In the span of just one year, from September 2015 to September 2016, investors saw the number of shares outstanding more than double from 131 million to 265 million. To be fair, without any operations to speak of, Northern Dynasty Minerals only really had two options for raising funds to keep the lights on: debt offerings or share offerings. The latter has the advantage of being relatively cheap, specifically since share offerings avoid interest payments.
They are, however, devastating to shareholders. That's especially true considering a stock price hovering near $0.50 per share for the last several years required a lot of shares to be sold each quarter. If the latest offering is included, then the number of shares outstanding today is at least 285 million.
With its star seemingly rising, Northern Dynasty Minerals could potentially shun future share offerings and instead raise debt or find a development and production partner, as it says it intends to do, to help keep pace with what is expected to be an increasingly higher level of operating expenses. While the latter would help to de-risk the company's future, investors must also consider that it will come at the cost of reduced ownership in the Pebble Project -- another form of dilution. Furthermore, there's no guarantee that the permitting process will proceed or end favorably, which could have existential consequences for the company. And even if the permitting process goes smoothly from start to finish, the company is still facing hundreds of millions of dollars (or more) in development expenses, which may never lead to profitable operations.

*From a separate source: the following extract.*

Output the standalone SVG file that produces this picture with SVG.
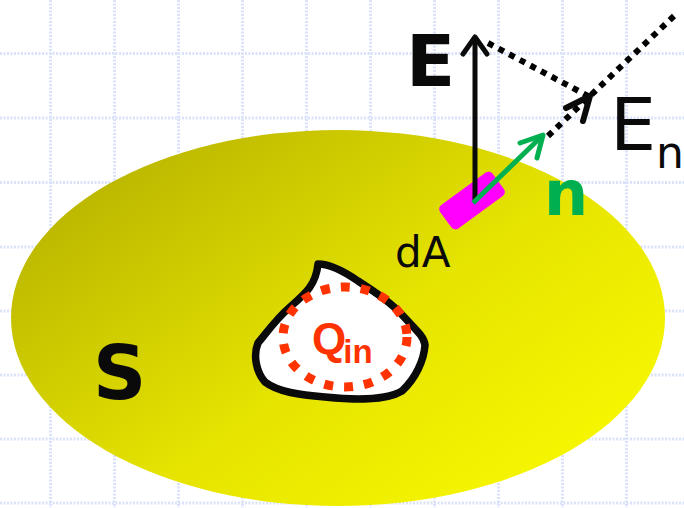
<svg xmlns="http://www.w3.org/2000/svg" width="684" height="508" viewBox="0 0 684 508">
<defs>
<linearGradient id="yg" x1="0" y1="0.1" x2="1" y2="0.9">
<stop offset="0" stop-color="#b3ae00"/>
<stop offset="0.55" stop-color="#e6e400"/>
<stop offset="1" stop-color="#fbfb00"/>
</linearGradient>
<style>
.grid line{stroke:#dbe3fb;stroke-width:3;stroke-dasharray:2 1.5}
.dot{fill:none;stroke:#000;stroke-width:6;stroke-dasharray:6 6}
.t{font-family:"DejaVu Sans",Verdana,sans-serif}
.q{font-family:"Liberation Sans",Arial,sans-serif;font-weight:bold;fill:#ff3300}
</style>
</defs>
<rect width="684" height="508" fill="#fff"/>
<g class="grid">
<line x1="50.5" y1="0" x2="50.5" y2="508"/><line x1="114.5" y1="0" x2="114.5" y2="508"/><line x1="178.5" y1="0" x2="178.5" y2="508"/><line x1="242.5" y1="0" x2="242.5" y2="508"/><line x1="306.5" y1="0" x2="306.5" y2="508"/><line x1="370.5" y1="0" x2="370.5" y2="508"/><line x1="434.5" y1="0" x2="434.5" y2="508"/><line x1="498.5" y1="0" x2="498.5" y2="508"/><line x1="562.5" y1="0" x2="562.5" y2="508"/><line x1="626.5" y1="0" x2="626.5" y2="508"/>
<line x1="0" y1="53.5" x2="684" y2="53.5"/><line x1="0" y1="118" x2="684" y2="118"/><line x1="0" y1="182.5" x2="684" y2="182.5"/><line x1="0" y1="247" x2="684" y2="247"/><line x1="0" y1="311" x2="684" y2="311"/><line x1="0" y1="375" x2="684" y2="375"/><line x1="0" y1="439" x2="684" y2="439"/><line x1="0" y1="503" x2="684" y2="503"/>
</g>
<g id="surface">
<ellipse cx="338" cy="318" rx="327" ry="188" fill="url(#yg)"/>
<text class="t" x="93" y="399" font-size="74" font-weight="bold" fill="#0a0a0a">S</text>
</g>
<g id="charge">
<path d="M318,264 C330,264 345,272 358,281 C375,292 392,303 405,318 C414,328 424,336 425,345 C424,360 416,378 402,391 C385,401 355,400 325,397 C300,395 278,392 265,382 C256,372 253,355 258,343 C265,335 275,320 290,307 C305,294 316,285 318,264 Z" fill="#fff" stroke="#0a0a0a" stroke-width="7.5" stroke-linejoin="round"/>
<ellipse cx="345" cy="337" rx="62" ry="50" fill="none" stroke="#ff3300" stroke-width="9" stroke-dasharray="9 11"/>
<text class="q" x="312" y="354" font-size="44">Q<tspan dx="-3" dy="9" font-size="33">in</tspan></text>
</g>
<g id="dA">
<rect x="439.5" y="186" width="65" height="29" rx="5" fill="#ff00ff" transform="rotate(-36 472 200.5)"/>
<text class="t" x="395" y="267" font-size="42" fill="#0a0a0a">dA</text>
</g>
<g id="labels">
<text class="t" x="610" y="150" font-size="73" fill="#0a0a0a">E<tspan x="656" y="168" font-size="44">n</tspan></text>
<text class="t" x="406" y="86" font-size="72" font-weight="bold" fill="#0a0a0a">E</text>
<text class="t" x="544" y="215" font-size="62" font-weight="bold" fill="#00b050">n</text>
</g>
<g id="connectors">
<line x1="475" y1="200" x2="475" y2="37" stroke="#0a0a0a" stroke-width="5"/>
<polyline points="463,54 475,37 487,54" fill="none" stroke="#0a0a0a" stroke-width="5" stroke-linecap="round" stroke-linejoin="round"/>
<line x1="488" y1="43" x2="588" y2="96" class="dot"/>
<line x1="548" y1="136" x2="674" y2="16" class="dot"/>
<polyline points="566,108 590,96 583,121" fill="none" stroke="#0a0a0a" stroke-width="6" stroke-linecap="round" stroke-linejoin="round"/>
<line x1="473" y1="203" x2="542" y2="136" stroke="#00b050" stroke-width="5"/>
<polyline points="520,143 543,135 537,158" fill="none" stroke="#00b050" stroke-width="5" stroke-linecap="round" stroke-linejoin="round"/>
</g>
</svg>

What does it mean for investors?
I simply don't see a way for Northern Dynasty Minerals to overcome the red flags on its balance sheet while prioritizing value creation for shareholders. There's a large gap between its current financial situation and the funding required to successfully complete the permitting process. There's an even larger funding gap between where the company is today and the day it executes its first commercial sale of minerals. Put another way: This is not a long-term investment worth making.